I also felt I needed to hear these records in a more time-fluid way, and it hit me that I could make a killer mix tape of all the best songs from these records — and since they were all so short and they all had the same kind of sound and energy, the mix tapes would be a monolithic hardcore rush. I made what I thought was the most killer hardcore tape ever. I wrote 'H' on one side, and 'C' on the other. That night, while we were in bed, and after Kim had fallen asleep, I put the cassette on our stereo cassette player, dragged one of the little speakers over to the bed, and listened to the tape at ultra-low thrash volume. I was in a state of humming bliss. This music had every cell and fiber in my body on heavy sizzle mode. It was sweet.

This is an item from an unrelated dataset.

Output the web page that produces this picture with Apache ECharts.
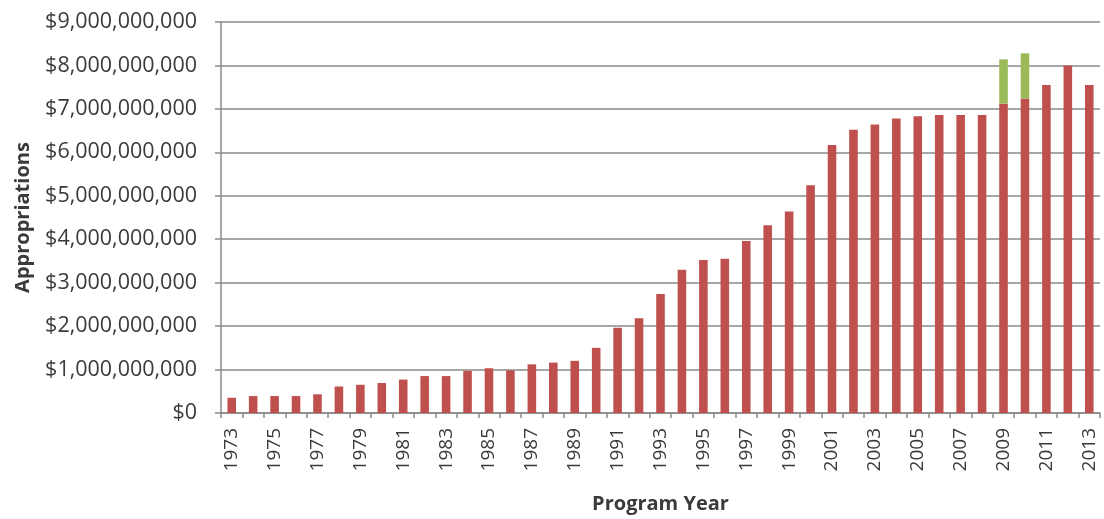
<!DOCTYPE html>
<html>
<head>
<meta charset="utf-8">
<style>
  html, body { margin: 0; padding: 0; background: #ffffff; }
  #chart { width: 1104px; height: 519px; }
</style>
<script src="https://cdn.jsdelivr.net/npm/echarts@6/dist/echarts.min.js"></script>
</head>
<body>
<div id="chart"></div>
<script>
// Program years 1973-2013
const years = [];
for (let y = 1973; y <= 2013; y++) years.push(String(y));

// Regular appropriations, in billions of dollars
const regularBillions = [
  0.35, 0.39, 0.39, 0.39, 0.43, 0.61, 0.65, 0.69, 0.77, 0.85,
  0.85, 0.97, 1.03, 0.98, 1.12, 1.16, 1.20, 1.50, 1.96, 2.18,
  2.74, 3.30, 3.52, 3.55, 3.96, 4.32, 4.64, 5.24, 6.17, 6.52,
  6.64, 6.78, 6.83, 6.86, 6.86, 6.86, 7.12, 7.24, 7.55, 8.00,
  7.55
];

// Additional (recovery act) appropriations, in billions of dollars
const additionalBillions = [
  null, null, null, null, null, null, null, null, null, null,
  null, null, null, null, null, null, null, null, null, null,
  null, null, null, null, null, null, null, null, null, null,
  null, null, null, null, null, null, 1.02, 1.04, null, null,
  null
];

// Y-axis tick values, in dollars
const yTicks = [0, 1e9, 2e9, 3e9, 4e9, 5e9, 6e9, 7e9, 8e9, 9e9];

const toDollars = v => (v == null ? null : Math.round(v * 1e9));

function money(v) {
  return '$' + String(Math.round(v)).replace(/\B(?=(\d{3})+(?!\d))/g, ',');
}

const textColor = '#3a3a3a';
const gridColor = '#8a8a8a';
const font = '"Open Sans", "Noto Sans", sans-serif';

const chart = echarts.init(document.getElementById('chart'), null, { renderer: 'canvas' });

chart.setOption({
  animation: false,
  backgroundColor: '#ffffff',
  grid: { left: 221, right: 4, top: 22, bottom: 103, containLabel: false },
  xAxis: {
    type: 'category',
    data: years,
    name: 'Program Year',
    nameLocation: 'middle',
    nameGap: 81,
    nameTextStyle: { fontFamily: font, fontWeight: 'bold', fontSize: 20, color: textColor },
    axisLine: { show: true, lineStyle: { color: gridColor, width: 1.5 } },
    axisTick: { show: true, alignWithLabel: false, interval: 0, length: 5, lineStyle: { color: gridColor, width: 1.5 } },
    axisLabel: {
      interval: 1,
      rotate: 90,
      margin: 15,
      fontFamily: font,
      fontSize: 19,
      color: textColor
    },
    splitLine: { show: false }
  },
  yAxis: {
    type: 'value',
    min: yTicks[0],
    max: yTicks[yTicks.length - 1],
    interval: yTicks[1] - yTicks[0],
    name: 'Appropriations',
    nameLocation: 'middle',
    nameGap: 188,
    nameRotate: 90,
    nameTextStyle: { fontFamily: font, fontWeight: 'bold', fontSize: 20, color: textColor },
    axisLine: { show: true, lineStyle: { color: gridColor, width: 1.5 } },
    axisTick: { show: true, length: 6, lineStyle: { color: gridColor, width: 1.5 } },
    axisLabel: {
      margin: 24,
      fontFamily: font,
      fontSize: 21.5,
      color: textColor,
      formatter: v => money(v)
    },
    splitLine: { show: true, lineStyle: { color: gridColor, width: 1.5 } }
  },
  series: [
    {
      name: 'Regular',
      type: 'bar',
      stack: 'total',
      barWidth: '40%',
      itemStyle: { color: '#c0504d' },
      data: regularBillions.map(toDollars)
    },
    {
      name: 'Additional',
      type: 'bar',
      stack: 'total',
      barWidth: '40%',
      itemStyle: { color: '#9bbb59' },
      data: additionalBillions.map(toDollars)
    }
  ]
});
</script>
</body>
</html>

Before one Sonic Youth tour in the mid-'80s, we decided to get a cassette player for the van. One idea was to install a dashboard unit, but it was rather pricey. At the time, there was a street trend in NYC of hip-hop heads blasting rap mix tapes through massive boomboxes, or "ghetto blasters." Knowing this, I immediately appointed myself the bandmember who would "take care of the tape player" for the van that summer. So I went into this Delancy Street store, and, using the band's limited funds, bought the biggest boombox on display: a Conion, that took 16 size D batteries. The Conion — we nicknamed it "the Conan" — was almost like an extra body, about the size of a small kid. My solution was to place it between the two front seats and have it stand on end, where it would face the back. This actually kind of worked and placated everyone. As we drove through the Holland Tunnel and began to distance ourselves from the city, I jammed in the first of the compiled rap tapes I'd made, and the boombox sounded superb. Cheap, but superb. And funky. The music could only sound this good coming through this kind of system. Within 20 seconds of playback, dissent came drifting forward, "Can you turn it down please?" "What other tapes did you bring?," "I got some Johnny Cash..."

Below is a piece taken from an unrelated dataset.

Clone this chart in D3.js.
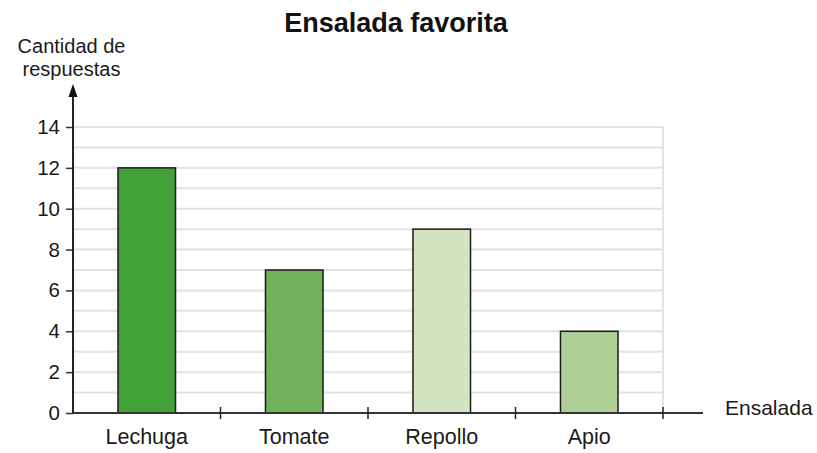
<!DOCTYPE html>
<html><head><meta charset="utf-8">
<script src="https://cdn.jsdelivr.net/npm/d3@7"></script>
<style>body{margin:0;background:#fff}svg{display:block}text{font-family:"Liberation Sans",Arial,sans-serif}</style>
</head><body>
<script>
const categories = ["Lechuga","Tomate","Repollo","Apio"];
const values = [12,7,9,4];
const colors = ["#41a036","#72b25a","#d4e4c3","#aecf96"];
const yTicks = [0,2,4,6,8,10,12,14];
const title = "Ensalada favorita";
const yLabel = ["Cantidad de","respuestas"];
const xLabel = "Ensalada";

const W=817,H=453;
const svg=d3.select("body").append("svg").attr("width",W).attr("height",H);
const x0=73, x1=663, yb=413, yt=127;
const x=d3.scaleBand().domain(categories).range([x0,x1]).paddingInner(0.61).paddingOuter(0.305);
const y=d3.scaleLinear().domain([0,14]).range([yb,yt]);

// grid
const g=svg.append("g");
g.selectAll("line.grid").data(d3.range(1,15)).join("line")
 .attr("x1",x0).attr("x2",x1).attr("y1",d=>y(d)).attr("y2",d=>y(d))
 .attr("stroke","#e2e2e2").attr("stroke-width",2);
g.append("line").attr("x1",x1).attr("x2",x1).attr("y1",y(14)).attr("y2",y(0))
 .attr("stroke","#e2e2e2").attr("stroke-width",2);

// bars
svg.selectAll("rect.bar").data(values).join("rect")
 .attr("x",(d,i)=>x(categories[i])).attr("width",x.bandwidth())
 .attr("y",d=>y(d)).attr("height",d=>y(0)-y(d))
 .attr("fill",(d,i)=>colors[i]).attr("stroke","#1b1b1b").attr("stroke-width",1.5);

// y axis
const yAxis=d3.axisLeft(y).tickValues(yTicks).tickSize(7).tickPadding(6);
const ya=svg.append("g").attr("transform",`translate(${x0},0)`).call(yAxis);
ya.select(".domain").remove();
ya.selectAll(".tick line").attr("stroke","#333").attr("stroke-width",1.5);
ya.selectAll(".tick text").attr("font-size",20.5).attr("fill","#1a1a1a").attr("font-family","Liberation Sans, Arial, sans-serif");
svg.append("line").attr("x1",x0).attr("x2",x0).attr("y1",yb+1).attr("y2",92)
 .attr("stroke","#222").attr("stroke-width",2);
svg.append("path").attr("d",`M${x0},84 L${x0-4.5},97 L${x0+4.5},97 Z`).attr("fill","#111");

// x axis
svg.append("line").attr("x1",x0).attr("x2",703).attr("y1",yb).attr("y2",yb)
 .attr("stroke","#333").attr("stroke-width",2);
const step=x.step();
const bounds=categories.map((c,i)=>x0+step*(i+1));
svg.selectAll("line.xt").data(bounds).join("line")
 .attr("x1",d=>d).attr("x2",d=>d).attr("y1",yb-6).attr("y2",yb+6)
 .attr("stroke","#222").attr("stroke-width",1.5);
svg.selectAll("text.cat").data(categories).join("text")
 .attr("x",d=>x(d)+x.bandwidth()/2).attr("y",444).attr("text-anchor","middle")
 .attr("font-size",21.5).attr("fill","#1a1a1a").text(d=>d);

// labels
svg.append("text").attr("x",396).attr("y",32).attr("text-anchor","middle")
 .attr("font-size",27).attr("font-weight","bold").attr("fill","#111").text(title);
svg.append("text").attr("y",53).attr("text-anchor","middle")
 .attr("font-size",20).attr("fill","#1a1a1a")
 .selectAll("tspan").data(yLabel).join("tspan").attr("x",71.5).attr("dy",(d,i)=>i?22.5:0).text(d=>d);
svg.append("text").attr("x",725).attr("y",415).attr("font-size",21).attr("fill","#1a1a1a").text(xLabel);
</script>
</body></html>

By the time we hit the West Coast, the Conan was covered in the rock 'n' roll stickers, from Meat Puppets to Killdozer. We would have it onstage with us when we played, and I would mic it through the PA for between-song tape action. Kids would give us cassettes all across America — some of them hopeful demos, and some of them mix tapes, and we'd jam them all. By tour's end, there must have been hundreds of tapes strewn about the van, with plastic cases stomped and cracked.
CD technology has displaced the cassette in the mainstream, and mix CDs have become the new cultural love letter/trading-post.
This book can only represent one zillionth of the people out there who have made the coolest tapes for themselves or others. In that respect, it simply exists as a nod to the true love and ego involved in sharing music with friends and lovers. Trying to control sharing through music is like trying to control an affair of the heart — nothing will stop it.